MUSKOGEE — State lawmakers should move to stop any new income tax cuts from taking effect until the budget crisis is over and a sustainable revenue approach is adopted.

A state individual income tax cut from 5 percent to 4.85 percent could go into effect this year if tax collections increase by $100 million.

That increase would be enough to cover the tax cut, but not enough to cover the shortfall expected for the next fiscal year budget.

Oklahoma was projected to be $1.3 billion short for this fiscal year ,and state legislators and the governor had to go into crisis mode to offset the shortfall.

The shortfall was not as bad as projected, but the next fiscal year isn’t projected to be rosy.

The state already cut income taxes from 5.25 percent down to 5 percent.

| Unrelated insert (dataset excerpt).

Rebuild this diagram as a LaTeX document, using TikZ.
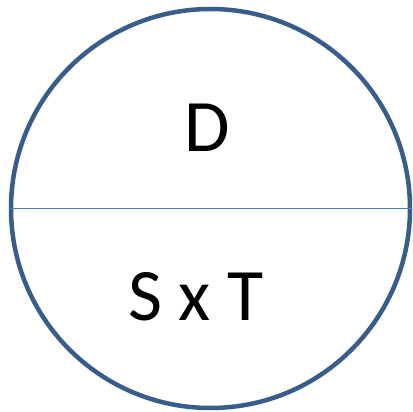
\documentclass[tikz,border=0pt]{standalone}
\usepackage{fontspec}
\setmainfont{Carlito}
\definecolor{ringblue}{HTML}{385D8A}
\definecolor{splitblue}{HTML}{4A7EBB}
\begin{document}
\begin{tikzpicture}[
    x=1pt, y=1pt,
    ring/.style={draw=ringblue, line width=4.5pt, circle, minimum size=399pt, inner sep=0pt},
    label/.style={font=\fontsize{74}{74}\selectfont, inner sep=0pt}
]
\useasboundingbox (0,0) rectangle (412,412);
\node[ring] (ring) at (210.5,203.5) {};
\draw[splitblue, line width=1.8pt] (ring.west) -- (ring.east);
\node[label] (top) at (207,284) {D};
\node[label] (bottom) at (196,115) {S x T};
\end{tikzpicture}
\end{document}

That’s not what created the budget shortfall, but it was a contributory factor.

Oklahoma relies too much on the boom-and-bust oil and gas industry.

When oil and gas prices go up, our state sees the financial benefits.

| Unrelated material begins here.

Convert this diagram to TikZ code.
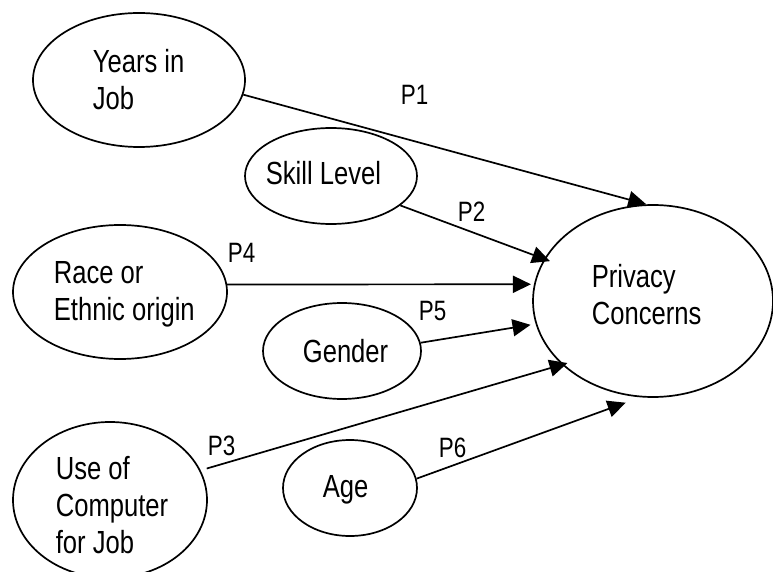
\documentclass[tikz,border=0pt]{standalone}
\usepackage{fontspec}
\newfontfamily\diafont[FakeStretch=0.8]{Liberation Sans}
\usetikzlibrary{shapes.geometric, arrows.meta}

\begin{document}
\begin{tikzpicture}[x=1pt, y=-1pt, line width=1.7pt,
  oval/.style={draw, ellipse, inner sep=0pt},
  txt/.style={inner sep=0pt, anchor=base west, align=left,
    font=\diafont\fontsize{32}{37}\selectfont},
  plabel/.style={inner sep=0pt, anchor=base west,
    font=\diafont\fontsize{28}{32}\selectfont},
  link/.style={-{Triangle[length=18pt,width=17pt]}}]

\useasboundingbox (0,0) rectangle (773,572);

% constructs (ovals)
\node[oval, minimum width=212pt, minimum height=134pt] (yrs)    at (139,80)  {};
\node[oval, minimum width=172pt, minimum height=96pt]  (skill)  at (331,176) {};
\node[oval, minimum width=214pt, minimum height=134pt] (race)   at (120,292) {};
\node[oval, minimum width=158pt, minimum height=96pt]  (gender) at (342,351) {};
\node[oval, minimum width=240pt, minimum height=192pt] (pc)     at (653,301) {};
\node[oval, minimum width=194pt, minimum height=156pt] (comp)   at (110,500) {};
\node[oval, minimum width=134pt, minimum height=96pt]  (age)    at (350,488) {};

% texts inside the ovals (placed at the baseline of their last line)
\node[txt] (yrs-t)    at (92,110)  {Years in\\Job};
\node[txt] (skill-t)  at (265,185) {Skill Level};
\node[txt] (race-t)   at (53,320)  {Race or\\Ethnic origin};
\node[txt] (gender-t) at (302,362) {Gender};
\node[txt] (pc-t)     at (591,324) {Privacy\\Concerns};
\node[txt] (comp-t)   at (55,553)  {Use of\\Computer\\for Job};
\node[txt] (age-t)    at (322,497) {Age};

% hypothesised paths
\draw[link] (yrs.-8.6)   -- (pc.94.2);
\draw[link] (skill.-23.5) -- ([shift={(6,2)}]pc.159.6);
\draw[link] (race.4.3)   -- ([shift={(-3,0)}]pc.172.5);
\draw[link] (gender.6.5) -- ([shift={(-5,1)}]pc.191.1);
\draw[link] ([shift={(6,-2)}]comp.18.8) -- ([shift={(4,-3)}]pc.216.4);
\draw[link] (age.8.5)    -- ([shift={(-2,7)}]pc.255.6);

% path labels
\node[plabel] (p1) at (400,105) {P1};
\node[plabel] (p2) at (457,222) {P2};
\node[plabel] (p3) at (207,455) {P3};
\node[plabel] (p4) at (227,262) {P4};
\node[plabel] (p5) at (418,320) {P5};
\node[plabel] (p6) at (438,457) {P6};
\end{tikzpicture}
\end{document}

When prices go down, our state suffers the consequences.

Oklahoma must better diversify its economic drivers to ensure less of a revenue roller-coaster ride.

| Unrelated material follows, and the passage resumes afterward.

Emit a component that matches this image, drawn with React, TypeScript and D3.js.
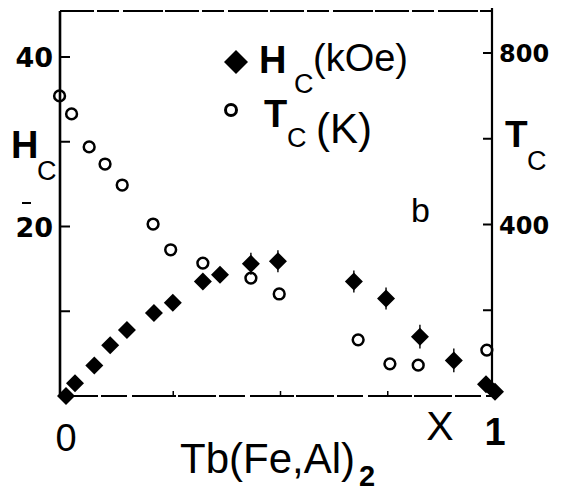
import React from "react";
import * as d3 from "d3";

// Composition x of Tb(Fe1-xAlx)2
const hcX = [0, 0.021, 0.066, 0.103, 0.142, 0.205, 0.249, 0.319, 0.359, 0.431, 0.494, 0.671, 0.746, 0.825, 0.904, 0.979, 1.0];
// Coercive field Hc (kOe)
const hcVal = [0, 1.5, 3.6, 6.0, 7.8, 9.8, 11.0, 13.5, 14.3, 15.6, 15.9, 13.5, 11.5, 7.0, 4.2, 1.4, 0.5];
// Hc uncertainty (kOe)
const hcErr = [0, 0, 0, 0, 0, 0, 0, 0, 0, 1.3, 1.3, 1.3, 1.3, 1.4, 1.4, 0, 0];

const tcX = [-0.015, 0.013, 0.054, 0.091, 0.131, 0.203, 0.244, 0.319, 0.431, 0.497, 0.681, 0.755, 0.821, 0.981];
// Curie temperature Tc (K)
const tcVal = [700, 658, 581, 541, 492, 401, 341, 310, 275, 238, 131, 75, 72, 107];

const hcTicks = [10, 20, 30, 40];
const hcTickLabels = [20, 40];
const tcTicks = [200, 400, 600, 800];
const tcTickLabels = [400, 800];
const xTicks = [0.25, 0.5, 0.75];

const W = 561;
const H = 492;
const FONT = "'Liberation Sans', Arial, Helvetica, sans-serif";
const NUM_FONT = "'DejaVu Sans', 'Liberation Sans', sans-serif";

export default function App() {
  const x = d3.scaleLinear().domain([0, 1]).range([66, 495]);
  const yH = d3.scaleLinear().domain([0, 40]).range([396, 57]);
  const yT = d3.scaleLinear().domain([0, 800]).range([396, 53]);

  const left = 60;
  const right = 492;
  const top = 11;
  const bottom = 396;

  const diamond = (cx: number, cy: number, r: number) =>
    `M${cx},${cy - r}L${cx + r},${cy}L${cx},${cy + r}L${cx - r},${cy}Z`;

  const hcPts = hcX.map((v, i) => [x(v), yH(hcVal[i])]);
  const tcPts = tcX.map((v, i) => [x(v), yT(tcVal[i])]);

  return (
    <svg width={W} height={H} viewBox={`0 0 ${W} ${H}`} style={{ display: "block", position: "absolute", left: 0, top: 0, background: "#fff" }}>
      <rect width={W} height={H} fill="#fff" />
      {/* frame */}
      <g stroke="#000" fill="none">
        <line x1={left} y1={top} x2={right} y2={top} strokeWidth={1.8} strokeDasharray="34 3 22 4 40 2" />
        <line x1={left} y1={top} x2={left} y2={bottom} strokeWidth={2.6} />
        <line x1={right} y1={top - 3} x2={right} y2={bottom - 6} strokeWidth={2.2} />
        <line x1={left} y1={bottom} x2={right} y2={bottom} strokeWidth={2} strokeDasharray="38 3 26 5 44 2" />
        {hcTicks.map((t) => (
          <line key={"lh" + t} x1={left} x2={left + 10} y1={yH(t)} y2={yH(t)} strokeWidth={2} />
        ))}
        {tcTicks.map((t) => (
          <line key={"rt" + t} x1={right - 9} x2={right} y1={yT(t)} y2={yT(t)} strokeWidth={2} />
        ))}
        {xTicks.map((t) => (
          <line key={"xt" + t} x1={x(t)} x2={x(t)} y1={bottom} y2={bottom - 5} strokeWidth={1.5} />
        ))}
        <line x1={22} x2={31} y1={203} y2={203} strokeWidth={2} />
      </g>

      {/* Tc open circles */}
      <g fill="none" stroke="#000" strokeWidth={2.5}>
        {tcPts.map(([cx, cy], i) => (
          <circle key={"tc" + i} cx={cx} cy={cy} r={5.4} />
        ))}
      </g>
      {/* Hc filled diamonds with error bars */}
      <g stroke="#000" strokeWidth={1.4}>
        {hcX.map((v, i) =>
          hcErr[i] > 0 ? (
            <line key={"eb" + i} x1={x(v)} x2={x(v)} y1={yH(hcVal[i] + hcErr[i])} y2={yH(hcVal[i] - hcErr[i])} />
          ) : null
        )}
      </g>
      <g fill="#000">
        {hcPts.map(([cx, cy], i) => (
          <path key={"hc" + i} d={diamond(cx, cy, 9)} />
        ))}
      </g>

      <g fontFamily={FONT} fill="#000">
        {/* left axis */}
        {hcTickLabels.map((t) => (
          <text key={"lhl" + t} x={53} y={yH(t) + 10} fontFamily={NUM_FONT} fontSize={27} fontWeight="bold" textAnchor="end">
            {t}
          </text>
        ))}
        <text x={11} y={158} fontSize={38} fontWeight="bold">H</text>
        <text x={37} y={180} fontSize={27}>C</text>

        {/* right axis */}
        {tcTickLabels.map((t) => (
          <text key={"rtl" + t} x={499} y={yT(t) + 9} fontFamily={NUM_FONT} fontSize={24} fontWeight="bold">
            {t}
          </text>
        ))}
        <text x={505} y={147} fontSize={37} fontWeight="bold">T</text>
        <text x={527} y={170} fontSize={27}>C</text>

        {/* legend */}
        <path d={diamond(236, 62, 12)} />
        <text x={259} y={73} fontSize={38} fontWeight="bold">H</text>
        <text x={294} y={93} fontSize={27}>C</text>
        <text x={313} y={71} fontSize={38}>(kOe)</text>
        <circle cx={231} cy={110} r={5.5} fill="none" stroke="#000" strokeWidth={3} />
        <text x={264} y={127} fontSize={38} fontWeight="bold">T</text>
        <text x={287} y={147} fontSize={27}>C</text>
        <text x={316} y={143} fontSize={42}>(K)</text>

        <text x={411} y={222} fontSize={34}>b</text>

        {/* x axis */}
        <text x={x(0)} y={451} fontSize={38} textAnchor="middle">0</text>
        <text x={x(1)} y={445} fontSize={38} fontWeight="bold" textAnchor="middle">1</text>
        <text x={440} y={440} fontSize={41} textAnchor="middle">X</text>
        <text x={180} y={473} fontSize={42}>Tb(Fe,Al)</text>
        <text x={359} y={486} fontSize={29} fontWeight="bold">2</text>
      </g>
    </svg>
  );
}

State leaders must attract industries and businesses that don’t have such an up-and-down portfolio.

The state must smooth out the peaks and valleys of fiscal year budgets before it cuts state income tax.

Most individuals understand a basic concept of budgeting: You don’t cut revenue streams when you are already in the hole.

Tax cuts sound great to taxpayers and voters. That’s why they are as popular as sound bites.

The average citizen will see a barely noticeable increase in take-home pay. Those few dollars per check are not enough to stimulate the economy.

The fiscal reality of our state is that we don’t have enough money coming in to warrant additional tax cuts.

Legislators should acknowledge that and kill the projected individual income tax cut before it’s too late.